--- GIVEN INFORMATION ---
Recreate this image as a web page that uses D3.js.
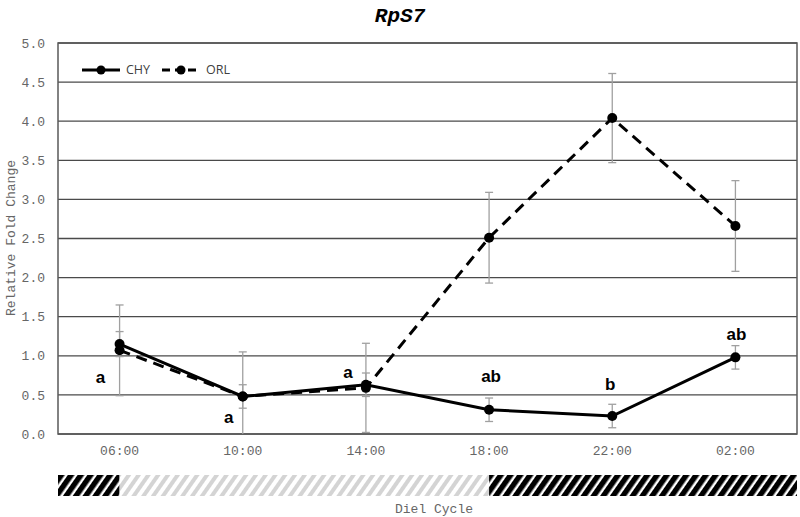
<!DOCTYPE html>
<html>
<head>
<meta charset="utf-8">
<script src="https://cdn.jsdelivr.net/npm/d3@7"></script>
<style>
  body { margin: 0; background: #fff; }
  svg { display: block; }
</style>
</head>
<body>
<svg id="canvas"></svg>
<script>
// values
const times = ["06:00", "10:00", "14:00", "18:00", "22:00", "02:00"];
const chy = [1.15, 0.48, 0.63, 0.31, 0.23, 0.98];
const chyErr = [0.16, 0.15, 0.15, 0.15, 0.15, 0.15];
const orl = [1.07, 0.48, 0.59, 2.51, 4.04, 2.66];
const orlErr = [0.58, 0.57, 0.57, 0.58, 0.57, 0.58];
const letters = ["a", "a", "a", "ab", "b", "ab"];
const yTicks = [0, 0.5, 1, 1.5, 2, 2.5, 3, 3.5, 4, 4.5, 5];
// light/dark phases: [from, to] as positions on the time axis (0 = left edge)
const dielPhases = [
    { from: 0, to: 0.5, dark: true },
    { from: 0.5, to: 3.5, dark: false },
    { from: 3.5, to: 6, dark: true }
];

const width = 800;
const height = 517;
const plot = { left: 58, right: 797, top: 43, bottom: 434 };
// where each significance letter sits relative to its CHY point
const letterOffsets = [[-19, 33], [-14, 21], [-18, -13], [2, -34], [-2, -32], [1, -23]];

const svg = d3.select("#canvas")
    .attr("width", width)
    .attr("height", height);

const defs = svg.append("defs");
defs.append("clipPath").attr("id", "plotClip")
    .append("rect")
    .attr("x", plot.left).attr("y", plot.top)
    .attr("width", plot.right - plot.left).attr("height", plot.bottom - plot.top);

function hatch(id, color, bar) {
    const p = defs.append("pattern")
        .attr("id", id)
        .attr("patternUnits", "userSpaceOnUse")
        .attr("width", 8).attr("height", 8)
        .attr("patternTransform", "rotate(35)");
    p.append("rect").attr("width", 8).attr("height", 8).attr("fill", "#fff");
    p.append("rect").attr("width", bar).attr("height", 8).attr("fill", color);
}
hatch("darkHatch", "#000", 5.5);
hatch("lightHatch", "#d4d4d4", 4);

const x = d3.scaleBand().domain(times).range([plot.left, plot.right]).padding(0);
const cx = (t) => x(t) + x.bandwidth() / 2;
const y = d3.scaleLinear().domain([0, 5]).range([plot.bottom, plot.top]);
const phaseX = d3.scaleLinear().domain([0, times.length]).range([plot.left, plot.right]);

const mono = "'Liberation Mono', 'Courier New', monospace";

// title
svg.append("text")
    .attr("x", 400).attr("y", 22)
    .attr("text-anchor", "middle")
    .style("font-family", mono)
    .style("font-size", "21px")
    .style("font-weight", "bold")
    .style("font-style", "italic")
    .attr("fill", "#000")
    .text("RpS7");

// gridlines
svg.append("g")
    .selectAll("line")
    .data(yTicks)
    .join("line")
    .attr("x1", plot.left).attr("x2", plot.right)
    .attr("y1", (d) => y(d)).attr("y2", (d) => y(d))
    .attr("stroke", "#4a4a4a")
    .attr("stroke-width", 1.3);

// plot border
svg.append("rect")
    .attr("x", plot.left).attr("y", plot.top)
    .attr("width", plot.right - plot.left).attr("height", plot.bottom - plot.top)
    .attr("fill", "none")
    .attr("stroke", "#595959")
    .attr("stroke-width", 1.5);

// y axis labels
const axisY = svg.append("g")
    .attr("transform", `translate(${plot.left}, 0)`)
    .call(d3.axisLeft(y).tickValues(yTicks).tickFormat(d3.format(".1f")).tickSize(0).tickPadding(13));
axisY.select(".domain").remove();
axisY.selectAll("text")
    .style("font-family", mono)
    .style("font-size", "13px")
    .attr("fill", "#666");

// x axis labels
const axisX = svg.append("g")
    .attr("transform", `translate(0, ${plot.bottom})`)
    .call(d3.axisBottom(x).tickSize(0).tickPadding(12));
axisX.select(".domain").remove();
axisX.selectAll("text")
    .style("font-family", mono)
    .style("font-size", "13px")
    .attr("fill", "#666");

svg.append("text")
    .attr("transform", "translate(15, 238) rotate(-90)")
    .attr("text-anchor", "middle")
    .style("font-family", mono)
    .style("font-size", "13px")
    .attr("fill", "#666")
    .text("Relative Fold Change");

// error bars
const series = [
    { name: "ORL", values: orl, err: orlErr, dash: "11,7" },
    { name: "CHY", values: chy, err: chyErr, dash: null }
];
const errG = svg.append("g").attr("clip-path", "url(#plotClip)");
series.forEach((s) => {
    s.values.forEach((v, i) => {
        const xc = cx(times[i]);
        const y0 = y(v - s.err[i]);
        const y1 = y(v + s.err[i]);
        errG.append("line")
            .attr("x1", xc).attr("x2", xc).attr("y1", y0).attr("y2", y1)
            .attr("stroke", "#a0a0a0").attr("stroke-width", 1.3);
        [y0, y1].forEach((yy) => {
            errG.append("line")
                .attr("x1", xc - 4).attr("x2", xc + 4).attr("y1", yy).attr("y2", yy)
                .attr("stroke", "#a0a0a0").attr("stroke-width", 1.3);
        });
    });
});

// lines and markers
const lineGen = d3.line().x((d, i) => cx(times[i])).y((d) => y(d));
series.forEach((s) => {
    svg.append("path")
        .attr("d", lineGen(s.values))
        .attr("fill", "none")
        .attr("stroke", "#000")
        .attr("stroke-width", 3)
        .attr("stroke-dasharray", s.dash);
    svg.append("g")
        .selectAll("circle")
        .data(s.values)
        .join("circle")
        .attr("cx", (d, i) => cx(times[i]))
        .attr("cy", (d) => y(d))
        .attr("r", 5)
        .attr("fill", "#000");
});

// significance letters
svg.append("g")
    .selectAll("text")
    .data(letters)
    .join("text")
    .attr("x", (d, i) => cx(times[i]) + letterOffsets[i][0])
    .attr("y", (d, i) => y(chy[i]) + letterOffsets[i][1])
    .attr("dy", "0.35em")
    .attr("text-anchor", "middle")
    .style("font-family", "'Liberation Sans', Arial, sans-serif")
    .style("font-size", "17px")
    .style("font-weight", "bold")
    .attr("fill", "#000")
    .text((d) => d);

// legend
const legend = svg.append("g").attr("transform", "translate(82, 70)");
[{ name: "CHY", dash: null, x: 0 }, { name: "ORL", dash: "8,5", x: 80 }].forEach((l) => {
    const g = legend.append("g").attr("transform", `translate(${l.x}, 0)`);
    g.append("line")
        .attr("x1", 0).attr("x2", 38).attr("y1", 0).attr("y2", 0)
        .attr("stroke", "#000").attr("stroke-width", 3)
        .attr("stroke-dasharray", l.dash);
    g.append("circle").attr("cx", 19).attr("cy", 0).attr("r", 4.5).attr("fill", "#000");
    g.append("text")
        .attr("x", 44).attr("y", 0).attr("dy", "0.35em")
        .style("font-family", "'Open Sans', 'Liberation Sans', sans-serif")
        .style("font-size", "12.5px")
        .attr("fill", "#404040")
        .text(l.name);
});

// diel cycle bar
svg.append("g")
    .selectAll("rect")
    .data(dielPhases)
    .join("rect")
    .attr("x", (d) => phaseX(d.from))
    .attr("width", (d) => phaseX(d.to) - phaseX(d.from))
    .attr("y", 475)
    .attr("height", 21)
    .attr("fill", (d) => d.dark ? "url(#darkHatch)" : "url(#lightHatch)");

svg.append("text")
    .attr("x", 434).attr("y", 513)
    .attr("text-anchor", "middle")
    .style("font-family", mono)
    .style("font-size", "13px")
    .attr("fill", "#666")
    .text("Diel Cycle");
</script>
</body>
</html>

--- GOAL OF THE EXERCISE ---
In this exercise, set down all of the data exactly, without the pictures.

--- OUTPUT FOR THIS TASK ---
Recreate this image as a web page that uses D3.js.
<!DOCTYPE html>
<html>
<head>
<meta charset="utf-8">
<script src="https://cdn.jsdelivr.net/npm/d3@7"></script>
<style>
  body { margin: 0; background: #fff; }
  svg { display: block; }
</style>
</head>
<body>
<svg id="canvas"></svg>
<script>
// values
const times = ["06:00", "10:00", "14:00", "18:00", "22:00", "02:00"];
const chy = [1.15, 0.48, 0.63, 0.31, 0.23, 0.98];
const chyErr = [0.16, 0.15, 0.15, 0.15, 0.15, 0.15];
const orl = [1.07, 0.48, 0.59, 2.51, 4.04, 2.66];
const orlErr = [0.58, 0.57, 0.57, 0.58, 0.57, 0.58];
const letters = ["a", "a", "a", "ab", "b", "ab"];
const yTicks = [0, 0.5, 1, 1.5, 2, 2.5, 3, 3.5, 4, 4.5, 5];
// light/dark phases: [from, to] as positions on the time axis (0 = left edge)
const dielPhases = [
    { from: 0, to: 0.5, dark: true },
    { from: 0.5, to: 3.5, dark: false },
    { from: 3.5, to: 6, dark: true }
];

const width = 800;
const height = 517;
const plot = { left: 58, right: 797, top: 43, bottom: 434 };
// where each significance letter sits relative to its CHY point
const letterOffsets = [[-19, 33], [-14, 21], [-18, -13], [2, -34], [-2, -32], [1, -23]];

const svg = d3.select("#canvas")
    .attr("width", width)
    .attr("height", height);

const defs = svg.append("defs");
defs.append("clipPath").attr("id", "plotClip")
    .append("rect")
    .attr("x", plot.left).attr("y", plot.top)
    .attr("width", plot.right - plot.left).attr("height", plot.bottom - plot.top);

function hatch(id, color, bar) {
    const p = defs.append("pattern")
        .attr("id", id)
        .attr("patternUnits", "userSpaceOnUse")
        .attr("width", 8).attr("height", 8)
        .attr("patternTransform", "rotate(35)");
    p.append("rect").attr("width", 8).attr("height", 8).attr("fill", "#fff");
    p.append("rect").attr("width", bar).attr("height", 8).attr("fill", color);
}
hatch("darkHatch", "#000", 5.5);
hatch("lightHatch", "#d4d4d4", 4);

const x = d3.scaleBand().domain(times).range([plot.left, plot.right]).padding(0);
const cx = (t) => x(t) + x.bandwidth() / 2;
const y = d3.scaleLinear().domain([0, 5]).range([plot.bottom, plot.top]);
const phaseX = d3.scaleLinear().domain([0, times.length]).range([plot.left, plot.right]);

const mono = "'Liberation Mono', 'Courier New', monospace";

// title
svg.append("text")
    .attr("x", 400).attr("y", 22)
    .attr("text-anchor", "middle")
    .style("font-family", mono)
    .style("font-size", "21px")
    .style("font-weight", "bold")
    .style("font-style", "italic")
    .attr("fill", "#000")
    .text("RpS7");

// gridlines
svg.append("g")
    .selectAll("line")
    .data(yTicks)
    .join("line")
    .attr("x1", plot.left).attr("x2", plot.right)
    .attr("y1", (d) => y(d)).attr("y2", (d) => y(d))
    .attr("stroke", "#4a4a4a")
    .attr("stroke-width", 1.3);

// plot border
svg.append("rect")
    .attr("x", plot.left).attr("y", plot.top)
    .attr("width", plot.right - plot.left).attr("height", plot.bottom - plot.top)
    .attr("fill", "none")
    .attr("stroke", "#595959")
    .attr("stroke-width", 1.5);

// y axis labels
const axisY = svg.append("g")
    .attr("transform", `translate(${plot.left}, 0)`)
    .call(d3.axisLeft(y).tickValues(yTicks).tickFormat(d3.format(".1f")).tickSize(0).tickPadding(13));
axisY.select(".domain").remove();
axisY.selectAll("text")
    .style("font-family", mono)
    .style("font-size", "13px")
    .attr("fill", "#666");

// x axis labels
const axisX = svg.append("g")
    .attr("transform", `translate(0, ${plot.bottom})`)
    .call(d3.axisBottom(x).tickSize(0).tickPadding(12));
axisX.select(".domain").remove();
axisX.selectAll("text")
    .style("font-family", mono)
    .style("font-size", "13px")
    .attr("fill", "#666");

svg.append("text")
    .attr("transform", "translate(15, 238) rotate(-90)")
    .attr("text-anchor", "middle")
    .style("font-family", mono)
    .style("font-size", "13px")
    .attr("fill", "#666")
    .text("Relative Fold Change");

// error bars
const series = [
    { name: "ORL", values: orl, err: orlErr, dash: "11,7" },
    { name: "CHY", values: chy, err: chyErr, dash: null }
];
const errG = svg.append("g").attr("clip-path", "url(#plotClip)");
series.forEach((s) => {
    s.values.forEach((v, i) => {
        const xc = cx(times[i]);
        const y0 = y(v - s.err[i]);
        const y1 = y(v + s.err[i]);
        errG.append("line")
            .attr("x1", xc).attr("x2", xc).attr("y1", y0).attr("y2", y1)
            .attr("stroke", "#a0a0a0").attr("stroke-width", 1.3);
        [y0, y1].forEach((yy) => {
            errG.append("line")
                .attr("x1", xc - 4).attr("x2", xc + 4).attr("y1", yy).attr("y2", yy)
                .attr("stroke", "#a0a0a0").attr("stroke-width", 1.3);
        });
    });
});

// lines and markers
const lineGen = d3.line().x((d, i) => cx(times[i])).y((d) => y(d));
series.forEach((s) => {
    svg.append("path")
        .attr("d", lineGen(s.values))
        .attr("fill", "none")
        .attr("stroke", "#000")
        .attr("stroke-width", 3)
        .attr("stroke-dasharray", s.dash);
    svg.append("g")
        .selectAll("circle")
        .data(s.values)
        .join("circle")
        .attr("cx", (d, i) => cx(times[i]))
        .attr("cy", (d) => y(d))
        .attr("r", 5)
        .attr("fill", "#000");
});

// significance letters
svg.append("g")
    .selectAll("text")
    .data(letters)
    .join("text")
    .attr("x", (d, i) => cx(times[i]) + letterOffsets[i][0])
    .attr("y", (d, i) => y(chy[i]) + letterOffsets[i][1])
    .attr("dy", "0.35em")
    .attr("text-anchor", "middle")
    .style("font-family", "'Liberation Sans', Arial, sans-serif")
    .style("font-size", "17px")
    .style("font-weight", "bold")
    .attr("fill", "#000")
    .text((d) => d);

// legend
const legend = svg.append("g").attr("transform", "translate(82, 70)");
[{ name: "CHY", dash: null, x: 0 }, { name: "ORL", dash: "8,5", x: 80 }].forEach((l) => {
    const g = legend.append("g").attr("transform", `translate(${l.x}, 0)`);
    g.append("line")
        .attr("x1", 0).attr("x2", 38).attr("y1", 0).attr("y2", 0)
        .attr("stroke", "#000").attr("stroke-width", 3)
        .attr("stroke-dasharray", l.dash);
    g.append("circle").attr("cx", 19).attr("cy", 0).attr("r", 4.5).attr("fill", "#000");
    g.append("text")
        .attr("x", 44).attr("y", 0).attr("dy", "0.35em")
        .style("font-family", "'Open Sans', 'Liberation Sans', sans-serif")
        .style("font-size", "12.5px")
        .attr("fill", "#404040")
        .text(l.name);
});

// diel cycle bar
svg.append("g")
    .selectAll("rect")
    .data(dielPhases)
    .join("rect")
    .attr("x", (d) => phaseX(d.from))
    .attr("width", (d) => phaseX(d.to) - phaseX(d.from))
    .attr("y", 475)
    .attr("height", 21)
    .attr("fill", (d) => d.dark ? "url(#darkHatch)" : "url(#lightHatch)");

svg.append("text")
    .attr("x", 434).attr("y", 513)
    .attr("text-anchor", "middle")
    .style("font-family", mono)
    .style("font-size", "13px")
    .attr("fill", "#666")
    .text("Diel Cycle");
</script>
</body>
</html>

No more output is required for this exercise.